A change.org petition warning that the world is facing a global obesity epidemic, with 42 million youngsters under five classed as overweight or obese, has already gathered more than 1.2 million signatures.

"I think a parent's job is to say no, a parent's job is to be nanny," he said, adding that when he was working with then Labour prime minister Tony Blair on school dinners 10 years ago there was an obsession with "we don't want to be nanny state".

"No, at the right time we do have to be nanny state - we love, we take care, we nurture," the chef said. "School dinners was all about love and taking care. We didn't have standards. There were standards for dog food, but not kids' food. It's 2015, it's 10 years on, the story continues. It's not over."

Under the current system, practical cooking is a compulsory part of the curriculum for schools in England up to age 14. However, academies and free schools - which are state schools free from local council control - do not have to follow the national curriculum. A new GCSE in cooking and nutrition is also being brought in.

Oliver, who said the response to the campaign had been "amazing", said the British government had "come a long way" with other nations now learning about food service from UK schools.

He argued that parents can help their children stay healthy and should have support to do so.

But he added: "Food education still remains important because we've got two, three generations of parents who maybe never grew up in a house where they were taught to cook, or taught at school either.
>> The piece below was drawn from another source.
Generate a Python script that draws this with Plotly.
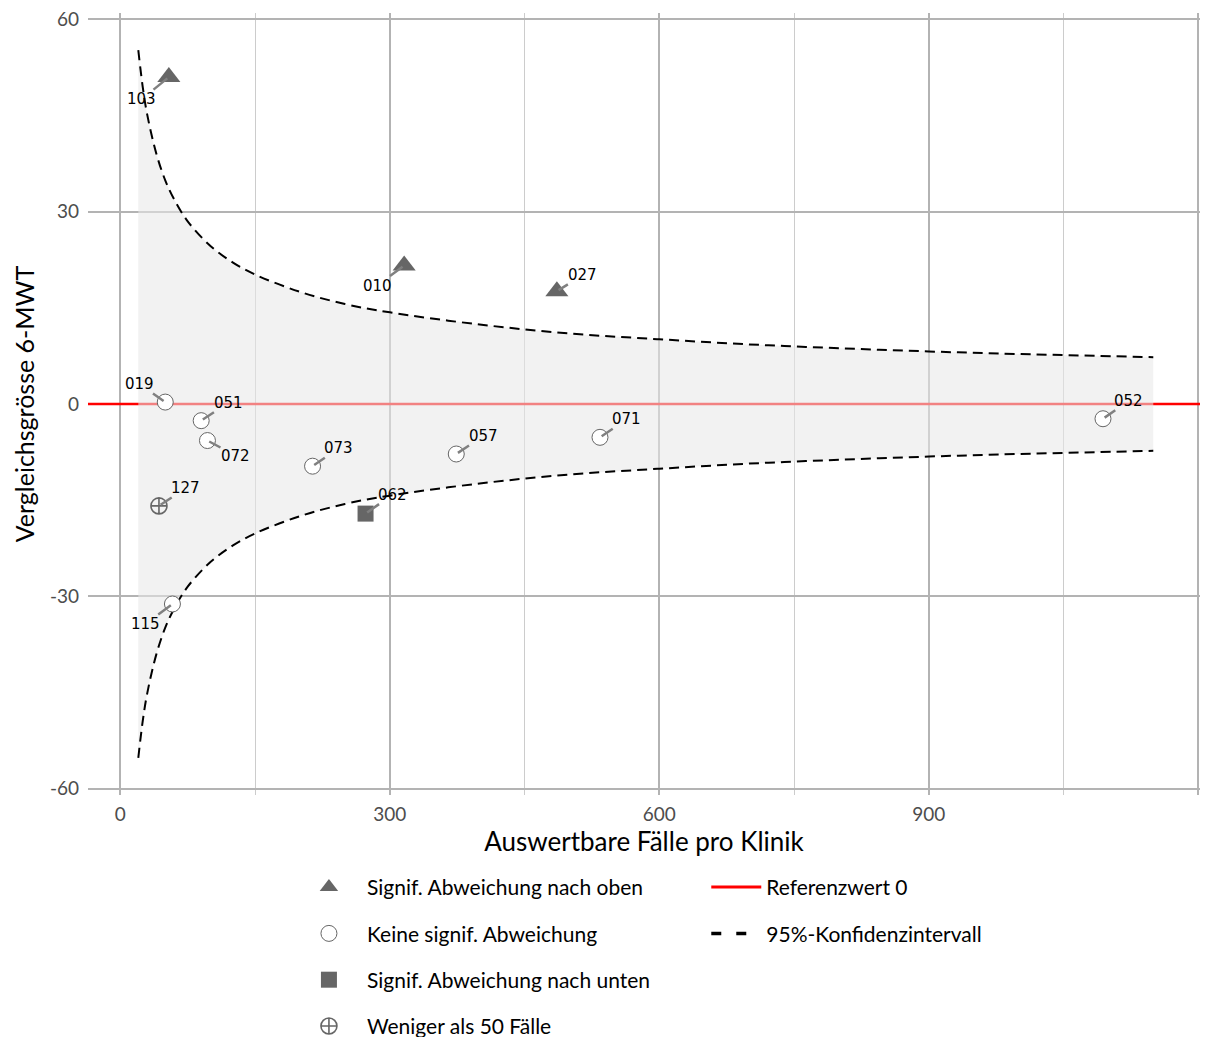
import plotly.graph_objects as go

# ---- data ----
clinic_ids = ["103", "010", "027", "019", "051", "072", "073", "057", "071", "052", "127", "062", "115"]
cases      = [54, 316, 486, 50, 90, 97, 214, 374, 534, 1094, 43, 273, 58]
values     = [51.0, 21.6, 17.6, 0.3, -2.6, -5.7, -9.7, -7.8, -5.2, -2.3, -15.9, -17.1, -31.2]
groups     = ["up", "up", "up", "none", "none", "none", "none", "none", "none", "none", "few", "down", "none"]

# label offsets (pixels, text centre relative to point)
label_dx = [-27, -27, 26, -26, 27, 28, 26, 27, 27, 26, 27, 27, -27]
label_dy = [22, 20, -16, -18, -18, 15, -18, -18, -18, -18, -18, -19, 20]

# 95% confidence funnel
ci_cases = [20, 25, 30, 40, 50, 60, 75, 100, 125, 150, 200, 250, 300, 400, 500, 600, 700, 800, 900, 1000, 1150]
ci_upper = [55.2, 49.4, 45.1, 39.1, 34.9, 31.9, 28.5, 24.7, 22.1, 20.2, 17.5, 15.6, 14.3, 12.4, 11.0, 10.1, 9.3, 8.7, 8.2, 7.8, 7.3]
ci_lower = [-55.2, -49.4, -45.1, -39.1, -34.9, -31.9, -28.5, -24.7, -22.1, -20.2, -17.5, -15.6, -14.3, -12.4, -11.0, -10.1, -9.3, -8.7, -8.2, -7.8, -7.3]

reference_value = 0
x_ticks = [0, 300, 600, 900, 1200]
x_minor = [150, 450, 750, 1050]
y_ticks = [-60, -30, 0, 30, 60]
x_range = [-36, 1202]
y_range = [-61, 61]

group_info = {
    "up":   ("Signif. Abweichung nach oben", "triangle-up", 20, "#666666", "#666666", 0),
    "none": ("Keine signif. Abweichung", "circle", 16, "white", "#666666", 1),
    "down": ("Signif. Abweichung nach unten", "square", 16, "#666666", "#666666", 0),
    "few":  ("Weniger als 50 Fälle", "circle-cross-open", 16, "#666666", "#666666", 1.6),
}
group_order = ["up", "none", "down", "few"]

FONT = "Lato"
CI_DASH = "10px,6px"
fig = go.Figure()

# reference line spanning the whole panel
fig.add_trace(go.Scatter(x=x_range, y=[reference_value, reference_value], mode="lines",
                         line=dict(color="#ff0000", width=2.5), showlegend=False))

# confidence band fill (lower edge, then upper edge filled to it)
fig.add_trace(go.Scatter(x=ci_cases, y=ci_lower, mode="lines",
                         line=dict(width=0, shape="spline"), hoverinfo="skip", showlegend=False))
fig.add_trace(go.Scatter(x=ci_cases, y=ci_upper, mode="lines", fill="tonexty",
                         fillcolor="rgba(232,232,232,0.56)",
                         line=dict(width=0, shape="spline"), hoverinfo="skip", showlegend=False))

# dashed CI lines
fig.add_trace(go.Scatter(x=ci_cases, y=ci_upper, mode="lines",
                         line=dict(color="black", width=2, dash=CI_DASH, shape="spline"),
                         showlegend=False))
fig.add_trace(go.Scatter(x=ci_cases, y=ci_lower, mode="lines",
                         line=dict(color="black", width=2, dash=CI_DASH, shape="spline"),
                         showlegend=False))

# points
for i, g in enumerate(group_order):
    name, sym, size, fillc, linec, lw = group_info[g]
    xs = [c for c, gg in zip(cases, groups) if gg == g]
    ys = [v for v, gg in zip(values, groups) if gg == g]
    fig.add_trace(go.Scatter(
        x=xs, y=ys, mode="markers", name=name, legend="legend", legendgroup=g, legendrank=i + 1,
        marker=dict(symbol=sym, size=size, color=fillc, line=dict(color=linec, width=lw))))

# legend entries for the lines
fig.add_trace(go.Scatter(x=[None], y=[None], mode="lines", name="Referenzwert 0",
                         line=dict(color="#ff0000", width=3),
                         legend="legend2", legendgroup="ref", legendrank=1))
fig.add_trace(go.Scatter(x=[None], y=[None], mode="lines", name="95%-Konfidenzintervall",
                         line=dict(color="black", width=3.5, dash="10px,15px"),
                         legend="legend2", legendgroup="ci", legendrank=2))

# labels
for cid, cx, cy, dx, dy in zip(clinic_ids, cases, values, label_dx, label_dy):
    fig.add_annotation(x=cx, y=cy, text=cid, showarrow=True, arrowhead=0, arrowwidth=2.5,
                       arrowcolor="#808080", standoff=2, ax=dx, ay=dy, xref="x", yref="y",
                       font=dict(family="DejaVu Sans", size=15, color="black"), borderpad=0)

grid_major = "#b3b3b3"
grid_minor = "#cccccc"
fig.update_layout(
    width=1218, height=1037,
    margin=dict(l=88, r=18, t=13, b=242, autoexpand=False),
    paper_bgcolor="white", plot_bgcolor="white",
    font=dict(family=FONT, color="black"),
    xaxis=dict(range=x_range, tickvals=x_ticks, ticktext=[str(v) for v in x_ticks],
               showgrid=True, gridcolor=grid_major, gridwidth=2, zeroline=False, showline=False,
               ticks="", tickfont=dict(family=FONT, size=19, color="#4d4d4d"), ticklabelstandoff=6,
               minor=dict(tickvals=x_minor, showgrid=True, gridcolor=grid_minor, gridwidth=1),
               title=dict(text="Auswertbare Fälle pro Klinik", font=dict(family=FONT, size=26, color="black"),
                          standoff=6)),
    yaxis=dict(range=y_range, tickvals=y_ticks, ticktext=[str(v) for v in y_ticks],
               showgrid=True, gridcolor=grid_major, gridwidth=2, zeroline=False, showline=False,
               ticks="", tickfont=dict(family=FONT, size=19, color="#4d4d4d"), ticklabelstandoff=8,
               title=dict(text="Vergleichsgrösse 6-MWT", font=dict(family=FONT, size=25, color="black"),
                          standoff=8)),
    legend=dict(x=0.1825, y=-0.092, xanchor="left", yanchor="top", orientation="v",
                font=dict(family=FONT, size=21, color="black"), itemwidth=66,
                tracegroupgap=16, traceorder="grouped", bgcolor="rgba(0,0,0,0)"),
    legend2=dict(x=0.556, y=-0.092, xanchor="left", yanchor="top", orientation="v",
                 font=dict(family=FONT, size=21, color="black"), itemwidth=50,
                 tracegroupgap=16, traceorder="grouped", bgcolor="rgba(0,0,0,0)"),
    showlegend=True,
)

fig.write_html("out.html")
This is probably the first generation where kids might teach the parents about food and where it comes from and how it affects their body."
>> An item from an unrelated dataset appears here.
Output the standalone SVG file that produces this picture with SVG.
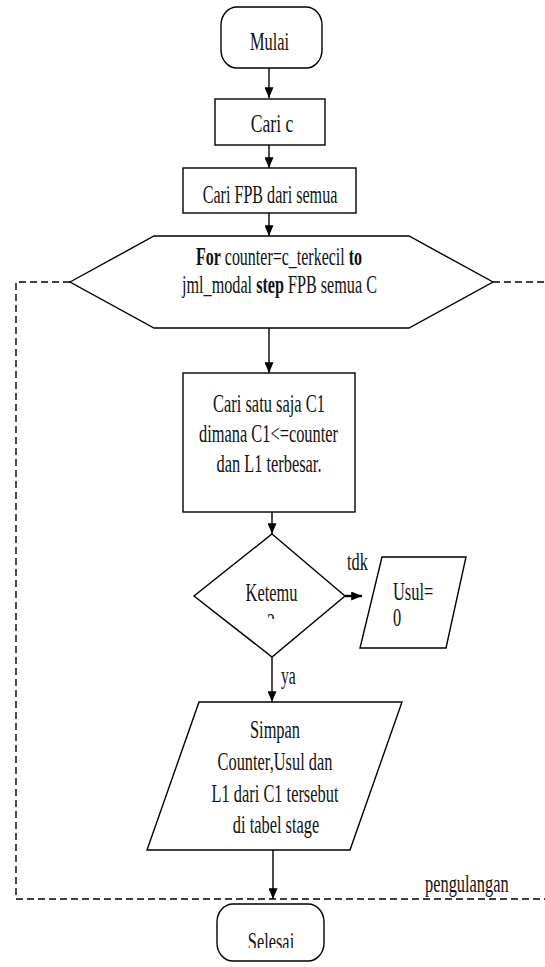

An impact can be made by ensuring children eat the right foods for breakfast and lunch during term time, he said, and it should also be easier for parents to choose decent food.

"I think there should be much more legislation on marketing of rubbish, junk food, much more incentives for fruit and veg - or veg and fruit, more importantly," the TV chef said.

"It is now law in Britain to have food education and we should be very proud of that. But now I've won that mini-battle in Britain, and of course this campaign is about the world, this petition is still important to sign because I need to show David Cameron that this is really, really important, that if he doesn't help the flow of enthusiasm, we're going to make his life a bit awkward."

He also called for more funding.

Oliver said: "We always need more money, and what we can't do is take from NHS budgets, because they're already stretched, we can't take from school budgets because they're already stretched.

"So we need new money. I have my opinion, which is I think we should absolutely follow France and Mexico in a 20% sugary drinks tax. Absolutely. It's seven pence on a can.

"No real Brit cares about that, not one that cares about the heart and soul of their country - the NHS and their schools and their kids. I want that money for your kids."

This tax would raise around £1 billion a year, Oliver said, which could be split between health and education.

"We're the most unhealthy country in Europe," he warned. "If you're a parent, you should feel uncomfortable that statistically your child will live a shorter life that you. You should be uncomfortable and it should bother you."

He went on to say: "Even if you find me deeply annoying, it shouldn't matter because I will take your signature on that petition and I will take it to the G20 and I promise to carry on being annoying whoever is running the country, because the NHS, teachers, we've got to help them be the best they can be.

Oliver unveiled a song yesterday that was recorded for Food Revolution Day with the help of some celebrity friends .

A video for the track shows the chef teaming up with musicians including Ed Sheeran, Professor Green, Hugh Jackman, Alesha Dixon and Sir Paul McCartney.